For one, they’re obviously looking to win now, while Ryan Howard, Chase Utley, Roy Halladay, Cliff Lee, Roy Oswalt, and Cole Hamels are near their peaks. With Ibanez and Francisco dragging the team down in left field, they sought to fill a huge hole, and certainly got an upgrade for the next 2 1/2 seasons. Pence should be a poor man’s version of what Jayson Werth was in Philadelphia.

And to get him, they gave up players from positions of strength. Nobody’s quite sure whether Singleton could handle the outfield long-term, Ryan Howard’s at first for six years, and prospects Matt Rizzotti and Cody Overbeck could take over for Howard if he went down. And the Phillies are extremely rich in pitching prospects, between Julio Rodriguez, Trevor May, Brody Colvin, Tyler Cloyd, Austin Hyatt, Jesse Biddle, Phillippe Aumont, Justin De Fratus, and others. With Halladay and Lee signed long-term anyway, it’s probable that Philadelphia can fill their other pitching slots solidly out of that pool, Cosart or no Cosart.
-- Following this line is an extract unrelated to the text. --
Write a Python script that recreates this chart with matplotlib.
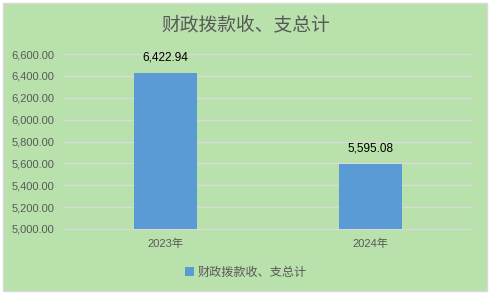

And obviously neither Zeid nor the PTNBL (said to be a non-acclaimed prospect) should hold this deal up.

Since Singleton and Cosart took statistical slides this year, the Phillies also sold high. Nobody’s really worried about either player’s performance yet, so Philadephia pulled the trigger before anybody broached the idea of either player having a disconnect between stats and tools. And it is too early to question that, but the Phillies obviously know their prospects better than anybody, so perhaps they had inside knowledge that made them slightly pessimistc. I asked a similar question about Zack Wheeler‘s high walk rate with the Carlos Beltran trade–nobody’s worried yet, but if it keeps up, at some point the prospect’s value drops.

All that said, there’s still no way around the fact that the Phillies traded two excellent prospects for a merely above-average player. While one can tease out their reasons for doing so, I find it difficult to believe that they couldn’t have gotten a more cost-effective trade. While Philadelphia doesn’t come out as bad as I’d expect them to on paper, the Astros definitely got the better side of this trade, since it dovetails perfectly with their organizational objectives.